Isso ocorre porque a lei exige que alguém se porte corretamente em determinadas situações, evitando a produção de riscos desnecessários, que são desaprovados pela norma. É a velha questão dos riscos permitidos e não-permitidos. No momento em que ajo com dolo ( a intenção consciente de fazer ou deixar de fazer algo ou assumir o risco de que algo seja feito), eu me responsabilizo pelo risco que produzi, quando, por exemplo, entro em alta velocidade numa estrada, próximo à saída de um colégio, cheios de crianças, que sei pelo horário que estão de saída, vindo a atropelar e matar alguém. Não há de se falar em âmbito de responsabilidade da vítima ou concorrência da vítima nos riscos, visto que ela nem sequer tinha ideia de que algo pudesse acontecer. Tá certo que alguns aqui podem me dizer que o Rafael skatista podia saber do risco que estava tomando quando entrou de skate num túnel interditado, mas o risco maior foi o do outro Rafael, atropelador, que sabendo dos riscos de dirigir em alta velocidade, sobretudo num local proibido ao acesso de qualquer veículo, além de não agir com cautela, assumiu o risco de atropelar alguém, sobretudo porque o lapso de tempo entre o risco produzido e o resultado danoso permiti deduzir que outra lesão não saíria do local senão aquela resultante da ação desaprovada do autor do fato, no caso Rafael Bussamra. E tenho dito!

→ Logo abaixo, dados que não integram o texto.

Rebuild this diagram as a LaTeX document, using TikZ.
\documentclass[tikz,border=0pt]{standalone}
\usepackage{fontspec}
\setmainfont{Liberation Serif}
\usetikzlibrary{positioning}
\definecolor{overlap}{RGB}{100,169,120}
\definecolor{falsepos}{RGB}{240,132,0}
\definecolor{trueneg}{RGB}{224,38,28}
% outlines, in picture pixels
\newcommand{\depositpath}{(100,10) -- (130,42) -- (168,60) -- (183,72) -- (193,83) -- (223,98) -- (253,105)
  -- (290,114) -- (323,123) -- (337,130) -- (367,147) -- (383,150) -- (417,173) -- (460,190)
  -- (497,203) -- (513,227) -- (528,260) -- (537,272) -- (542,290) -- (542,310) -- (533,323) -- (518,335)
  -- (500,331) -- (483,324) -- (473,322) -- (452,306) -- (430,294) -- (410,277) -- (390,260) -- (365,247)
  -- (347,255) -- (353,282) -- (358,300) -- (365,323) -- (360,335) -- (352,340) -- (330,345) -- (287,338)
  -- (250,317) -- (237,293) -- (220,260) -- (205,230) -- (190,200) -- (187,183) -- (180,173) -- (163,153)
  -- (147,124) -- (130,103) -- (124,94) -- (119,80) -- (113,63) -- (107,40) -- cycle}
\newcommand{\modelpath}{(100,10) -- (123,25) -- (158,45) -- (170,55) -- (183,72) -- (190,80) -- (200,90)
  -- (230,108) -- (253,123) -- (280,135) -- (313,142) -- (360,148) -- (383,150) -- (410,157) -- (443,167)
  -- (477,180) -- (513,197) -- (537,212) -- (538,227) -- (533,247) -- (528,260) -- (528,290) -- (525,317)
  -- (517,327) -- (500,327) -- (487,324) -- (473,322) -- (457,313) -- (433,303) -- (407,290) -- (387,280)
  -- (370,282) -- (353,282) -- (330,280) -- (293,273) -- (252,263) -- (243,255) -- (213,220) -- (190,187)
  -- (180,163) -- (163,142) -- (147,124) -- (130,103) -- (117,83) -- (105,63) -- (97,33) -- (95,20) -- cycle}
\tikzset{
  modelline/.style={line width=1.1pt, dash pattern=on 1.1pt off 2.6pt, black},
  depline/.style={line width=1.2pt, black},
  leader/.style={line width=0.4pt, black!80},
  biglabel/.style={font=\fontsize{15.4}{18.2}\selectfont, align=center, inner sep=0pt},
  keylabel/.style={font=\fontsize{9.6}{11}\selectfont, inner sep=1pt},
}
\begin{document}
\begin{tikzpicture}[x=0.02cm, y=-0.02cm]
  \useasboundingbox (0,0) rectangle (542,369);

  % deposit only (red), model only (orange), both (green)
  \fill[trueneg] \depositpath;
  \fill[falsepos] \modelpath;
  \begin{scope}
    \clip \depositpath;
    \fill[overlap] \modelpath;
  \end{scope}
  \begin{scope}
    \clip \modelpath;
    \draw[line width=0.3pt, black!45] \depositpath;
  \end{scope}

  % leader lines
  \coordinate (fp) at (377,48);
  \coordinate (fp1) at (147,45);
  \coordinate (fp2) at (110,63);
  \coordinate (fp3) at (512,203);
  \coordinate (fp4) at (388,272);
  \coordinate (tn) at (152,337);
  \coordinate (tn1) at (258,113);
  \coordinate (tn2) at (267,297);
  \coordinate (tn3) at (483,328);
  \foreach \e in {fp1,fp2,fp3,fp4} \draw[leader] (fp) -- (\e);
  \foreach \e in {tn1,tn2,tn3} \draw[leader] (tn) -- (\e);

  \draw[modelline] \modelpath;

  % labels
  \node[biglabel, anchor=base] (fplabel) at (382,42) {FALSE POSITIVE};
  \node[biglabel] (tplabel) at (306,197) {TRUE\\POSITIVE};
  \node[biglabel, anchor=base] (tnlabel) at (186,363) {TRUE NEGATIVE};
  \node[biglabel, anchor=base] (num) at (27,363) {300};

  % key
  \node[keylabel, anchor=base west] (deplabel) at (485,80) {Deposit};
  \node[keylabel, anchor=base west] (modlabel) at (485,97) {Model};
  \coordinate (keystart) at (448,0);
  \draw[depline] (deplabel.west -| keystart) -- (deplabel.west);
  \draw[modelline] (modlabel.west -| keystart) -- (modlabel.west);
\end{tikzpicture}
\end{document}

Agora, no que tange à política criminal, apenas um adendo: não sou partidário das teorias do rigor punitivo, apenas idenfico riscos que podem ou não ser tolerados. Se eu trabalho a expectativa em relação ao outro de não ser molestado no trânsito enquanto trafego ou caminho enquanto pedestre, então é legítimo exigir dos poderes públicos o mínimo de responsabilidade na hora de vedar locais de acesso ao público: se é para um túnel ficar fechado, que permaneça fechado e pronto! Se é para motoristas irresponsáveis serem detidos ou terem, no mínimo, seus carros apreendidos, quando promovem nefastas manobras perigosas que atentam contra a vida dos outros, que sejam detidos ou apreendidos seus carros! A equação parece logicamente fácil quando se trata de povos civilizados, mas parece que no Brasil, segundo o entendimento do antrópologo carioca Roberto da Matta, a sociabilidade fundada no "sabe com quem está falando" acaba por atrapalhar a objetividade da aplicação da lei penal. Em resumo: quem tem, paga pra não ser indiciado, e assim, a ciranda da impunidade não perde seu ritmo!

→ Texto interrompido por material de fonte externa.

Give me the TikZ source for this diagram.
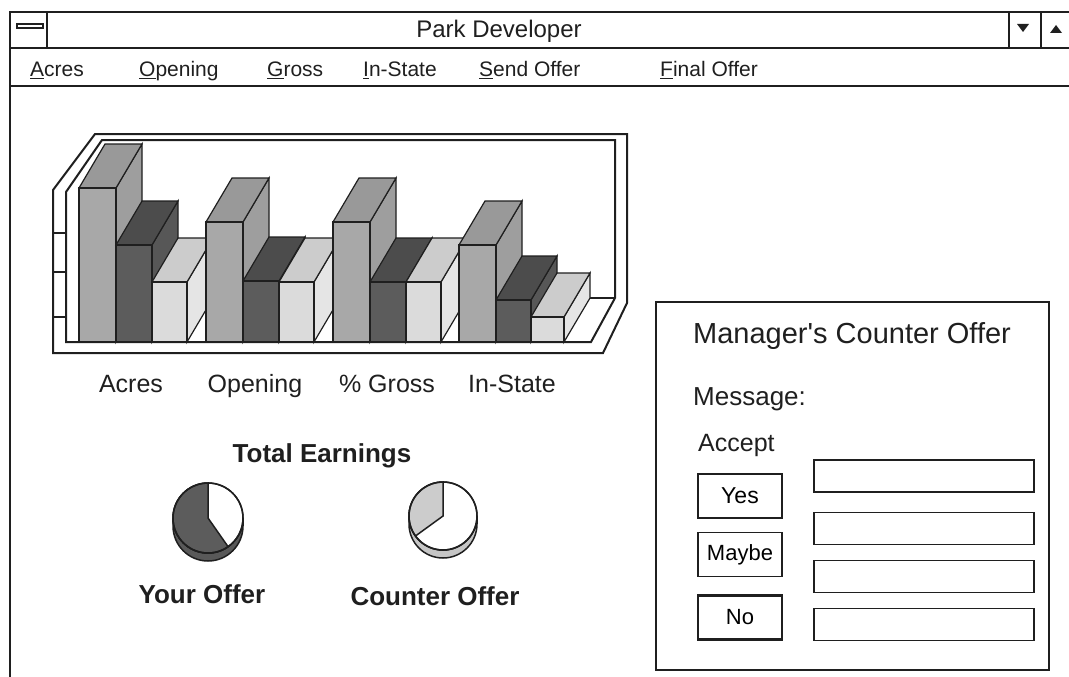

Ocorre que numa sociedade consumista como a nossa, o irresistível frenesi do automóvel se torna um possante fator criminógeno. Como gigantes de aço e rodas, vemos veículos serem transformados por seus donos em autênticas extensões de seu falo, e nessa virilidade exercida ao volante, vemos que jazem pelo asfalto vítimas e mais vítimas de uma cidade que não valoriza o transporte coletivo, fator de convivialidade, e sim viabiliza na linha de montagem da produção capitalista motoristas individualistas, egoístas, hipócritas seguidores das leis de trânsito, em seus bólidos inflamados de testosterona e falta de respeito com o próximo. Vemos isso nas buzinadas inconsequentes, no arremesso de latinhas, piubas de cigarro e até escarradas pelas janelas dos carros, pela água borrifada no pedestre em dia de chuva no passar ligeiro dos pneus dos carros em alta velocidade pelas poças d'água, assim como vemos a barbárie automotiva no motorista que atravessa a faixa, que entra em local proibido, que dirige o tempo inteiro em alta velocidade, que não respeita ninguém, a não ser o prazer próprio de dirigir, e que acaba por matar, sem dó nem piedade. Assim como no desenho de Walt Dysney, a figura do personagem Pateta transforma-se do senhor andante para o senhor volante, numa metamorfose violenta em que pacatos cidadãos transformam-se em monstros, em verdadeiros lobisomens da autoestrada, quando assumem a direção de um veículo. Foi por um desses jovens lobisomens que Rafael Mascarenhas perdeu a vida. É por um desses que você ainda pode vir a ser atropelado, a não ser que você se transforme em um deles. Vai encarar?

Agora, enquanto o autor desse triste episódio não foi devidamente responsabilizado (se é que vai ser), só resta, infelizmente, por enquanto, a nós que esperamos Justiça e a Cissa Guimarães a música do Chico:

"Oh, pedaço de mim
Oh, metade amputada de mim
Leva o que há de ti

Que a saudade dói latejada
É assim como uma fisgada

No membro que já perdi".

Pergunto, usando o velho lugar comum: Até quando????